Film Review: ‘Puss in Boots’

★★★★☆

Almost a decade after DreamWorks Animation first released Shrek (2001), the billion dollar franchise’s quality control hit an all time low with the tired and clumsy Shrek Forever After (2010). It might be a while before we see a certain Scottish green ogre on the big screen again, but Shrek the Third (2007) director Chris Miller has plucked another character from the land of Far, Far Away and given him the leading role in a swashbuckling prequel Puss in Boots (2011).

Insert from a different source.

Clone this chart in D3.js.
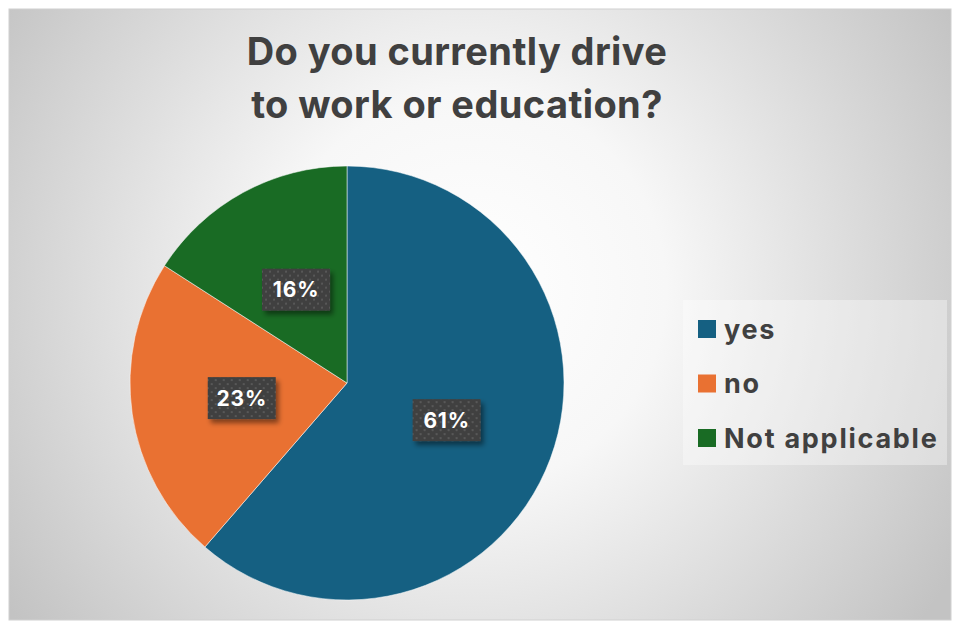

Tricked into robbing the bank of his adopted village by friend Humpty Dumpty (Zach Galifianakis), charismatic swordsman Puss (Antonio Banderas) becomes a wanted cat and reluctantly adopts the life of an outlaw thief. Years later, during an attempt to relieve Jack and Jill of their magic beans, Puss runs into cat burglar Kitty Softpaws (Salma Hayek) who has teamed up with Humpty to steal the Golden Goose from a giant’s castle . Forming an uneasy alliance, the three of them team up for the ultimate fairytale heist.

The pairing of Desperado (1995) stars Banderas and Hayek for Puss in Boots is inspired casting. Both excel as the voices of Puss and Kitty, and Banderas in particular is pitch perfect as the feline Latin lover. Half-Zorro, and half-Don Juan, the key to his performance is playing it fairly straight, allowing the moving childhood scenes between Puss and Humpty to work outside of the film’s comedy (which is, by and large, very funny indeed).

As for the film’s 3D element, it certainly isn’t in the same league as Steven Spielberg’s The Adventures of Tintin (2011) or Martin Scorsese’s Hugo (2011), but works well enough and appears justified. One particular scene in which the camera swoops across the plains is simple, yet effective. It seems now that as filmmakers begin to get to grips with the technology, they are beginning to fulfil its potential.

Puss in Boots succeeds in reminding us what a great idea the original Shrek movie was. Using old fairy tales and nursery rhymes as source material provides an almost limitless opportunity to play around with established, fabled characters. A certain ogre may be getting a little old in the tooth, but the world he inhabits has many more stories to tell. Miller’s Puss in Boots may only be the first successful movie spin-off, but it almost certainly won’t be the last.